5. Sorry pal, when it comes to securing retirement security for workers and particularly workers earning below the median Social Security instead shows that Government often can be a huge part of the solution.
6. Sorry again, there is no realistic scenario under which government operated PRAs would be legally more protected than the current system of Pay-Go. Only people who have beliefs that labels like ‘private’ have magical powers would think so. Even if the accounts were in total control of the individual (something that is in no actual privatization plan out there), government can always operate in a way that destroys wealth. Take a look at your 401k.
7. Dude you haven’t lost anything. And nobody has devised a PRA plan does not simply screw over earlier generations.
8. Though apparently you don’t care that come what may you will make out better than the Greatest Generation did. Instead you would rather whine that Ida Mae Fuller lived to be a hundred. Well I suggest the selfish one is the guy staring back at you out of the mirror.

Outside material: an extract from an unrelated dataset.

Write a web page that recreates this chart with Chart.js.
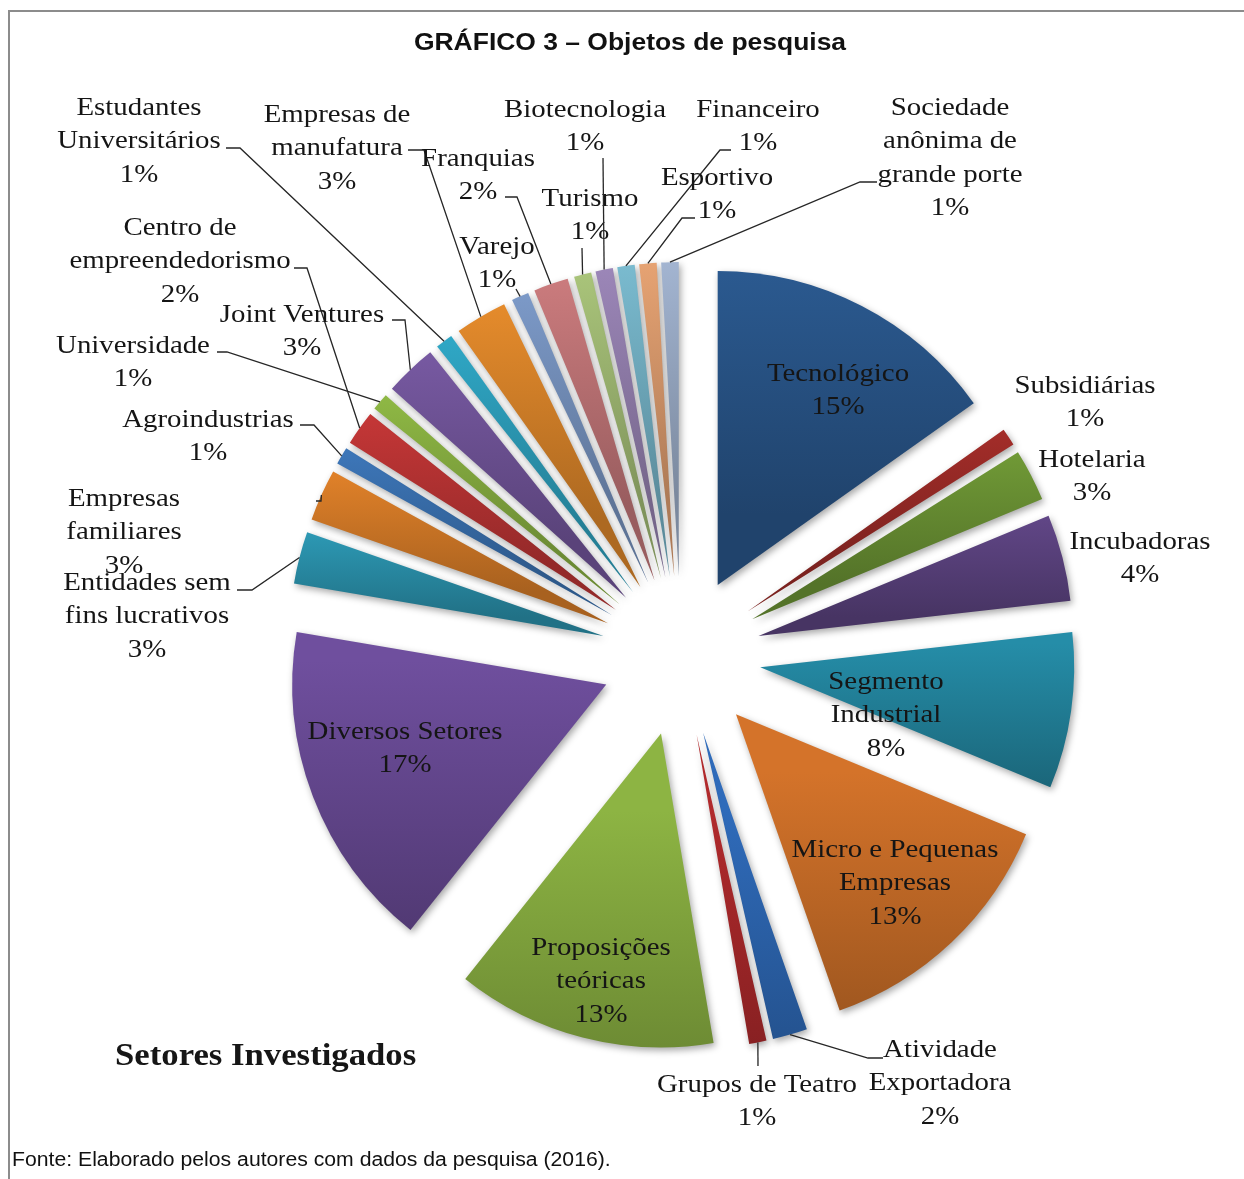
<!DOCTYPE html>
<html lang="pt-BR">
<head>
<meta charset="UTF-8">
<title>Gráfico 3 – Objetos de pesquisa</title>
<script src="https://cdn.jsdelivr.net/npm/chart.js@4.4.1/dist/chart.umd.min.js"></script>
<style>
  body { margin: 0; background: #fff; width: 1244px; height: 1179px; overflow: hidden; position: relative; }
  #moldura { position: absolute; left: 8px; top: 10px; right: -5px; bottom: -5px; border-top: 2px solid #8c8c8c; border-left: 2px solid #8c8c8c; }
  #grafico { position: absolute; left: 0; top: 0; }
  #titulo { position: absolute; left: 630px; top: 29px; line-height: 28px; font: bold 23px "Liberation Sans", Arial, sans-serif; color: #111; white-space: nowrap; transform: translateX(-50%) scaleX(1.15); }
  #setores { position: absolute; left: 115px; top: 1037px; line-height: 38px; font: bold 31px "Liberation Serif", "Times New Roman", serif; color: #161616; white-space: nowrap; transform: scaleX(1.12); transform-origin: left center; }
  #fonte { position: absolute; left: 12px; top: 1148px; line-height: 24px; font: 20px "Liberation Sans", Arial, sans-serif; color: #111; white-space: nowrap; transform: scaleX(1.06); transform-origin: left center; }
</style>
</head>
<body>
<div id="moldura"></div>
<canvas id="grafico" width="1244" height="1179"></canvas>
<div id="titulo">GRÁFICO 3 – Objetos de pesquisa</div>
<div id="setores">Setores Investigados</div>
<div id="fonte">Fonte: Elaborado pelos autores com dados da pesquisa (2016).</div>
<script>
// DADOS //

// setores na ordem do gráfico (sentido horário a partir do topo)
const categorias = [
  "Tecnológico", "Subsidiárias", "Hotelaria", "Incubadoras", "Segmento\nIndustrial",
  "Micro e Pequenas\nEmpresas", "Atividade\nExportadora", "Grupos de Teatro", "Proposições\nteóricas",
  "Diversos Setores", "Entidades sem\nfins lucrativos", "Empresas\nfamiliares", "Agroindustrias",
  "Centro de\nempreendedorismo", "Universidade", "Joint Ventures", "Estudantes\nUniversitários",
  "Empresas de\nmanufatura", "Varejo", "Franquias", "Turismo", "Biotecnologia", "Financeiro",
  "Esportivo", "Sociedade\nanônima de\ngrande porte"
];
// número de estudos por setor (estimado pelo tamanho das fatias, total 112)
const estudos = [17, 1, 3, 5, 9, 15, 2, 1, 15, 19, 3, 3, 1, 2, 1, 3, 1, 3, 1, 2, 1, 1, 1, 1, 1];

// ESTILO //
const cores = [
  "#2e609a", "#b0302c", "#78a43a", "#664a8e", "#258da8", "#d4732a", "#2f6bba", "#b02a2c",
  "#8db443", "#6f4f9e", "#2fa2bf", "#f08a2c", "#4280c8", "#d43b3b", "#9ac74a", "#8060ae",
  "#33b5d6", "#f7962f", "#86a6d8", "#db8587", "#b7d484", "#a891c7", "#84cae0", "#f9b07c",
  "#b0c3e2"
];
const RAIO = 314;
const EXPLOSAO = 80;

// posição de cada rótulo (centro da 1a linha) e pontos da linha guia
const rotulos = [
  { x: 838, y: 374 },
  { x: 1085, y: 386 },
  { x: 1092, y: 460 },
  { x: 1140, y: 542 },
  { x: 886, y: 682 },
  { x: 895, y: 850 },
  { x: 940, y: 1050, guia: [[883, 1058], [868, 1058]] },
  { x: 757, y: 1085, guia: [[758, 1066]] },
  { x: 601, y: 948 },
  { x: 405, y: 732 },
  { x: 147, y: 583, guia: [[237, 590], [252, 590]] },
  { x: 124, y: 499, guia: [[316, 501], [321, 501]] },
  { x: 208, y: 420, guia: [[300, 425], [314, 425]] },
  { x: 180, y: 228, guia: [[294, 268], [307, 268]] },
  { x: 133, y: 346, guia: [[217, 352], [227, 352]] },
  { x: 302, y: 315, guia: [[392, 320], [405, 320]] },
  { x: 139, y: 108, guia: [[226, 148], [240, 148]] },
  { x: 337, y: 115, guia: [[408, 150], [424, 150]] },
  { x: 497, y: 247, guia: [[516, 289]] },
  { x: 478, y: 159, guia: [[505, 197], [517, 197]] },
  { x: 590, y: 199, guia: [[582, 248]] },
  { x: 585, y: 110, guia: [[603, 158]] },
  { x: 758, y: 110, guia: [[731, 150], [720, 150]] },
  { x: 717, y: 178, guia: [[695, 218], [682, 218]] },
  { x: 950, y: 108, guia: [[877, 182], [860, 182]] }
];

function escurecer(hex, f) {
  const n = parseInt(hex.slice(1), 16);
  const r = Math.round(((n >> 16) & 255) * f);
  const g = Math.round(((n >> 8) & 255) * f);
  const b = Math.round((n & 255) * f);
  return "rgb(" + r + "," + g + "," + b + ")";
}

// degradê vertical de cada fatia (claro em cima, escuro embaixo)
function degrade(c) {
  const i = c.dataIndex;
  const area = c.chart.chartArea;
  if (!area || i === undefined) return cores[i] || "#888";
  const total = estudos.reduce((a, b) => a + b, 0);
  let antes = 0;
  for (let k = 0; k < i; k++) antes += estudos[k];
  const a0 = -Math.PI / 2 + antes / total * 2 * Math.PI;
  const a1 = a0 + estudos[i] / total * 2 * Math.PI;
  const meio = (a0 + a1) / 2;
  const cy = (area.top + area.bottom) / 2 + Math.sin(meio) * EXPLOSAO;
  let topo = cy, base = cy;
  for (let t = 0; t <= 24; t++) {
    const y = cy + Math.sin(a0 + (a1 - a0) * t / 24) * RAIO;
    topo = Math.min(topo, y);
    base = Math.max(base, y);
  }
  const grad = c.chart.ctx.createLinearGradient(0, topo, 0, base + 1);
  grad.addColorStop(0, cores[i]);
  grad.addColorStop(1, escurecer(cores[i], 0.7));
  return grad;
}

// FATIAS SEPARADAS //
const explosaoPlugin = {
  id: "explosao",
  beforeDatasetsDraw(chart) {
    const ctx = chart.ctx;
    ctx.save();
    ctx.shadowColor = "rgba(0, 0, 0, 0.35)";
    ctx.shadowBlur = 7;
    ctx.shadowOffsetX = 2;
    ctx.shadowOffsetY = 3;
    chart.getDatasetMeta(0).data.forEach((arco) => {
      const meio = (arco.startAngle + arco.endAngle) / 2;
      ctx.save();
      ctx.translate(Math.cos(meio) * EXPLOSAO, Math.sin(meio) * EXPLOSAO);
      arco.draw(ctx);
      ctx.restore();
    });
    ctx.restore();
    return false;
  }
};

// RÓTULOS //
const rotulosPlugin = {
  id: "rotulos",
  afterDraw(chart) {
    const ctx = chart.ctx;
    const arcos = chart.getDatasetMeta(0).data;
    const total = estudos.reduce((a, b) => a + b, 0);
    ctx.save();
    ctx.strokeStyle = "#262626";
    ctx.lineWidth = 1.3;
    ctx.fillStyle = "#151515";
    ctx.font = '26px "Liberation Serif", "Times New Roman", serif';
    ctx.textAlign = "center";
    ctx.textBaseline = "middle";
    rotulos.forEach((r, i) => {
      const arco = arcos[i];
      if (r.guia) {
        const meio = (arco.startAngle + arco.endAngle) / 2;
        const dist = EXPLOSAO + arco.outerRadius;
        ctx.beginPath();
        r.guia.forEach((p, k) => (k === 0 ? ctx.moveTo(p[0], p[1]) : ctx.lineTo(p[0], p[1])));
        ctx.lineTo(arco.x + Math.cos(meio) * dist, arco.y + Math.sin(meio) * dist);
        ctx.stroke();
      }
      const linhas = categorias[i].split("\n");
      linhas.push(Math.round(estudos[i] * 100 / total) + "%");
      linhas.forEach((texto, k) => {
        ctx.save();
        ctx.translate(r.x, r.y + k * 33.5);
        ctx.scale(1.11, 1);
        ctx.fillText(texto, 0, 0);
        ctx.restore();
      });
    });
    ctx.restore();
  }
};

const ctx = document.getElementById("grafico").getContext("2d");
new Chart(ctx, {
  type: "pie",
  data: {
    labels: categorias,
    datasets: [
      {
        label: "Setores Investigados",
        data: estudos,
        backgroundColor: degrade,
        borderWidth: 0,
        offset: 0,
      },
    ],
  },
  options: {
    responsive: false,
    devicePixelRatio: 1,
    animation: false,
    events: [],
    radius: RAIO,
    layout: { padding: { left: 118, top: 133, right: 0, bottom: 0 } },
    plugins: {
      legend: { display: false },
      tooltip: { enabled: false },
      title: { display: false },
    },
  },
  plugins: [explosaoPlugin, rotulosPlugin],
});
</script>
</body>
</html>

So once you abandon the ideas that in 1983 the point was pre-funding Boomers and that Reagan, Bush I and Clinton did something wrong by putting excess revenues in Special Treasuries (and so spending the actual cash on other stuff) the whole Glibertarian case falls apart. While leaving those ideas to stay allows them to
validate their ‘all governments are inherently made up of thieves and liars’ narrative.

That is why the Pre-funding myth is dangerous. At least to those of us with a Social Democratic agenda. It tends to block any idea of funding specific public goods (like universal single coverage) with any dedicated tax stream and promotes the idea that all taxation is fungible.